A Road Through the Andes
Marta Kania

The network of roads, bridges and tunnels built by the Inca adds up to tens of thousands of kilometres of impressive infrastructure, spreading out along the Andes and the Pacific coast. It was used by travellers and for goods transport, but it served primarily to transmit information and ideas.

Even though today the Qhapaq Ñan (Royal Road), covering almost the entire Andean region, is associated primarily with the Inca, the origins of the roads and the accompanying structures significantly predate the expansion of this group and the building of their powerful state. The results of archaeological research allow us to date the oldest remnants of the transport network to several centuries before our era.

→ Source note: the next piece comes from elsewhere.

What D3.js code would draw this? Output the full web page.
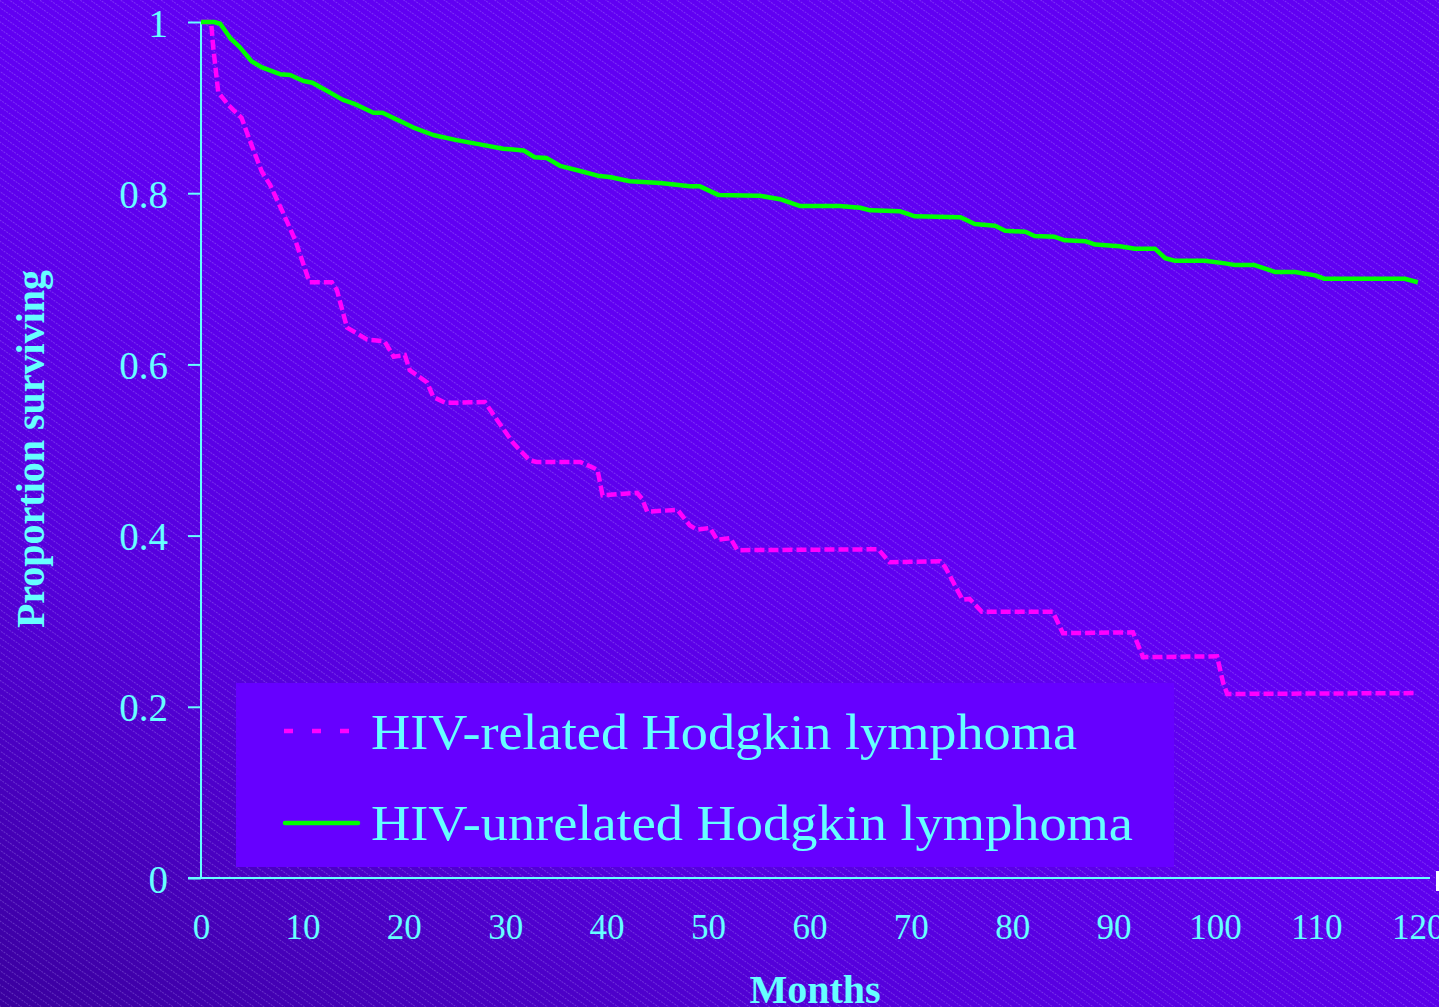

The trails that merchants and pilgrims most likely moved along were used and perfected over successive centuries, along with the dynamic social and political development of the western regions of South America. Particularly noteworthy are the routes from the period of the Wari states’ hegemony (more or less 600–900 CE), when the entire transport network was created and technologies were improved so that they guaranteed efficient movement of armies and central administrative control over the sprawling territories that were being taken over. The infrastructure of the day still covered the Andean region unevenly, depending on whether the area was inhabited by a greater or smaller population, and on the capabilities of the local labour force. But the main routes from that era were used as the basis for the systematically expanded network, which reached its maximum extent at the turn of the 15th and 16th centuries, when the Incas’ Tawantinsuyu state was dominant. Without a doubt, the Qhapaq Ñan was one of the key elements of the integration of the regions that found themselves under Inca rule.